Human error is the root cause of most data center outages. It is the data center industry’s maxim backed by data, collected and published by companies that study it.
At Google data centers, however, it simply doesn’t apply. Why? Because Google data centers are operated by the one percent.
“On the infrastructure side, the industry norm is that human error still accounts for the overwhelming majority of incidents,” Joe Kava, Google’s top data center operations exec, said. “Because of our designs and our highly qualified people, only a very small fraction of our incidents were related to human error, and none of them caused downtime.”
A one-percenter at Google is different than a one-percenter the way Bernie Sanders or Occupy Wall Street mean it, however.
Very few Google employees are allowed to visit the company’s data centers. “In fact, less than 1 percent of all Googlers ever set foot in a data center at Google,” Kava said, while speaking at Google’s big cloud event in San Francisco Thursday.
The only way to get in is to have a specific business reason to be there, and Googlers that work in these facilities are some of the most experienced and brightest people with diverse backgrounds in engineering and mission critical operations, who all have a common trait.
“They are systems thinkers,” he said. “They understand how systems interact and how they work together.”
About 70 percent of data center reliability incidents are caused by human error on average, Kava said, citing data by the Uptime Institute, an industry organization owned by the 451 Group. Only 15.4 percent of incidents at Google data centers were caused by human error over the past two years, he said.

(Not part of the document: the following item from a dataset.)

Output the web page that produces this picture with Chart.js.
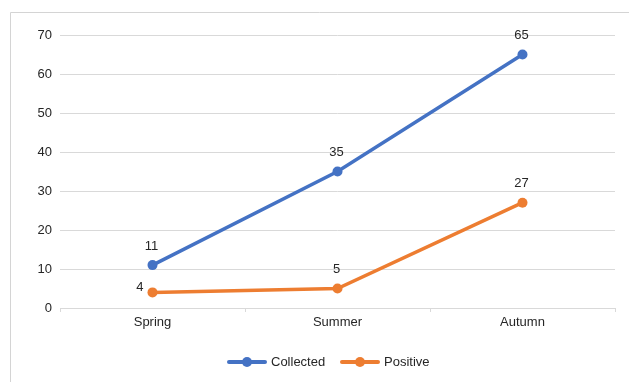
<!DOCTYPE html>
<html>
<head>
<meta charset="utf-8">
<script src="https://cdn.jsdelivr.net/npm/chart.js@4.4.1/dist/chart.umd.min.js"></script>
<style>
  html, body { margin: 0; padding: 0; background: #fff; }
  #wrap { width: 629px; height: 382px; position: relative; }
</style>
</head>
<body>
<div id="wrap"><canvas id="c" width="629" height="382"></canvas></div>
<script>
// Seasonal sample counts
const seasons = ['Spring', 'Summer', 'Autumn'];
const collected = [11, 35, 65];
const positive = [4, 5, 27];
const yTicks = [0, 10, 20, 30, 40, 50, 60, 70];
// where each value label sits relative to its point
const collectedLabelSide = ['above', 'above', 'above'];
const positiveLabelSide = ['left', 'above', 'above'];

const BLUE = '#4472C4';
const ORANGE = '#ED7D31';
const FONT = "'Liberation Sans', Arial, sans-serif";
const TEXT = '#262626';
const GRID = '#d9d9d9';

// Outer frame (left and top edges) behind the chart
const framePlugin = {
  id: 'frame',
  beforeDraw(chart) {
    const ctx = chart.ctx;
    ctx.save();
    ctx.fillStyle = '#fff';
    ctx.fillRect(0, 0, chart.width, chart.height);
    ctx.strokeStyle = '#d4d4d4';
    ctx.lineWidth = 1;
    ctx.beginPath();
    ctx.moveTo(10.5, chart.height);
    ctx.lineTo(10.5, 12.5);
    ctx.lineTo(chart.width, 12.5);
    ctx.stroke();
    ctx.restore();
  }
};

// Value labels next to every point
const valueLabels = {
  id: 'valueLabels',
  afterDatasetsDraw(chart) {
    const ctx = chart.ctx;
    ctx.save();
    ctx.font = '13px ' + FONT;
    ctx.fillStyle = TEXT;
    chart.data.datasets.forEach((ds, i) => {
      const meta = chart.getDatasetMeta(i);
      meta.data.forEach((pt, j) => {
        const side = ds.labelSide[j];
        const txt = String(ds.data[j]);
        if (side === 'left') {
          ctx.textAlign = 'right';
          ctx.textBaseline = 'middle';
          ctx.fillText(txt, pt.x - 9, pt.y - 5);
        } else {
          ctx.textAlign = 'center';
          ctx.textBaseline = 'middle';
          ctx.fillText(txt, pt.x - 1, pt.y - 19);
        }
      });
    });
    ctx.restore();
  }
};

// Legend along the bottom: line with a dot, then the series name
const bottomLegend = {
  id: 'bottomLegend',
  afterDraw(chart) {
    const ctx = chart.ctx;
    ctx.save();
    ctx.font = '13px ' + FONT;
    const y = 362;
    const starts = [229, 342];
    chart.data.datasets.forEach((ds, i) => {
      const x0 = starts[i];
      ctx.strokeStyle = ds.borderColor;
      ctx.lineWidth = 4;
      ctx.lineCap = 'round';
      ctx.beginPath();
      ctx.moveTo(x0, y);
      ctx.lineTo(x0 + 36, y);
      ctx.stroke();
      ctx.fillStyle = ds.borderColor;
      ctx.beginPath();
      ctx.arc(x0 + 18, y, 5, 0, Math.PI * 2);
      ctx.fill();
      ctx.fillStyle = TEXT;
      ctx.textAlign = 'left';
      ctx.textBaseline = 'middle';
      ctx.fillText(ds.label, x0 + 42, y);
    });
    ctx.restore();
  }
};

new Chart(document.getElementById('c'), {
  type: 'line',
  data: {
    labels: seasons,
    datasets: [
      {
        label: 'Collected',
        data: collected,
        labelSide: collectedLabelSide,
        borderColor: BLUE,
        backgroundColor: BLUE,
        borderWidth: 3.5,
        pointRadius: 5,
        pointBorderWidth: 0,
        tension: 0
      },
      {
        label: 'Positive',
        data: positive,
        labelSide: positiveLabelSide,
        borderColor: ORANGE,
        backgroundColor: ORANGE,
        borderWidth: 3.5,
        pointRadius: 5,
        pointBorderWidth: 0,
        tension: 0
      }
    ]
  },
  options: {
    responsive: false,
    animation: false,
    devicePixelRatio: 1,
    layout: { padding: { top: 35, right: 14, bottom: 0, left: 0 } },
    plugins: {
      legend: { display: false },
      tooltip: { enabled: false }
    },
    scales: {
      x: {
        offset: true,
        grid: {
          offset: true,
          drawOnChartArea: false,
          drawTicks: true,
          tickLength: 4,
          color: GRID
        },
        border: { display: true, color: GRID, width: 1 },
        ticks: {
          color: TEXT,
          font: { family: FONT, size: 13 },
          padding: 3,
          maxRotation: 0
        },
        afterFit(scale) { scale.height = 74; }
      },
      y: {
        min: 0,
        max: 70,
        afterBuildTicks(scale) { scale.ticks = yTicks.map(v => ({ value: v })); },
        grid: { color: GRID, drawTicks: false, lineWidth: 1 },
        border: { display: false },
        ticks: {
          color: TEXT,
          font: { family: FONT, size: 13 },
          padding: 8
        },
        afterFit(scale) { scale.width = 60; }
      }
    }
  },
  plugins: [framePlugin, valueLabels, bottomLegend]
});
</script>
</body>
</html>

One of the biggest reasons Google is so far ahead of the industry average is that it doesn’t outsource data center operations.
“You see, the norm in the industry is for the design-build contractor to hand over a set of drawings and a set of owner’s manuals and the keys to the front door and wish the data center operator good luck,” Kava said. “And all too often, frankly, those operations teams, they’re not employed by the owner; they’re outsourced to the lowest-cost bidder.”
The result is not only does the data center’s actual user have no control over the quality of professionals running their facility, they also can’t be sure those people will go over and above when things do go wrong.
“If there’s one certainly in data center operations, it’s that problems and faults are going to happen in the middle of the night, typically on Sundays, when no-one else is available to help out,” he said.
Googlers responsible for data center operations work side by side with Googlers who design and build the facilities. There is a constant feedback loop between these teams, and every data center that gets built is better than the previous one.
“This gives us an unparalleled level of ownership, end-to-end, of our infrastructure,” Kava said.